Global stance favours crypto regulation
While attempting to establish itself as the primary international institution for facilitating collaboration on cryptocurrencies regulation and facilitating the adoption of block chain technology, the IMF garnered consensus on the importance of regulating crypto-related activities and protecting consumers from fraudulent operations involving these currencies. As a result, the Group of Twenty (G20) finance ministers and central bank governors have committed to assisting in developing and implementing the necessary regulatory framework.
The IMF's call on cryptocurrencies in 2018 was not the final one; shortly after El Salvador’s adoption of Bitcoin as legal tender in June 2021, the IMF warned countries to avoid such "shortcuts" as these currencies are not backed by a sound monetary policy and give authorities no control. This implied the need for introducing one, as this step could have a domino effect that could spread to more small countries, potentially resulting in long-term ramifications to the global economy.

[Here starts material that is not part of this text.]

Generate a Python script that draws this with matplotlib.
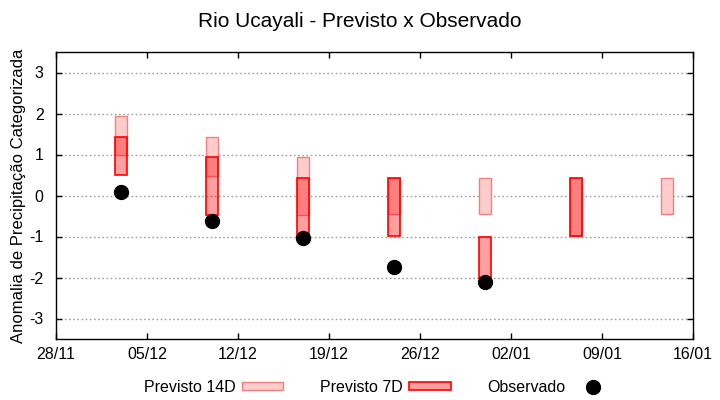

Regardless of these efforts, in addition to international cooperation, developing an agile and practical framework for cryptocurrencies will require regulators to collaborate with technology experts, consider intergovernmental collaboration, and possibly create new institutional governance that fully understands the technical and economic issues underlying these currencies.
Unified legal crypto framework necessary
In a nutshell, while cryptocurrencies are not a substitute for money in their current state, they are classified as financial assets, securities, commodities, or taxable properties.
Regardless of their classification, a unified legal framework for cryptocurrencies is necessary, as they have been linked to a variety of financial crimes, including market manipulation, scams, and risks associated with money laundering, illegal drug trafficking, and fraud. This framework will strengthen the existing ecosystem and add additional safeguards.
As a result, our governments will become more proactive in addressing the challenges associated with cryptocurrencies. At the moment, cryptocurrencies are regulated in the majority of countries under securities or commodities laws, which is somewhat confusing given the cross-border nature of these currencies.
Thus, emphasising the importance of developing a framework that is entirely dedicated to cryptocurrencies. However, the question of who will take the lead in facilitating cooperation on cryptocurrencies’ regulation, on the other hand, will remain.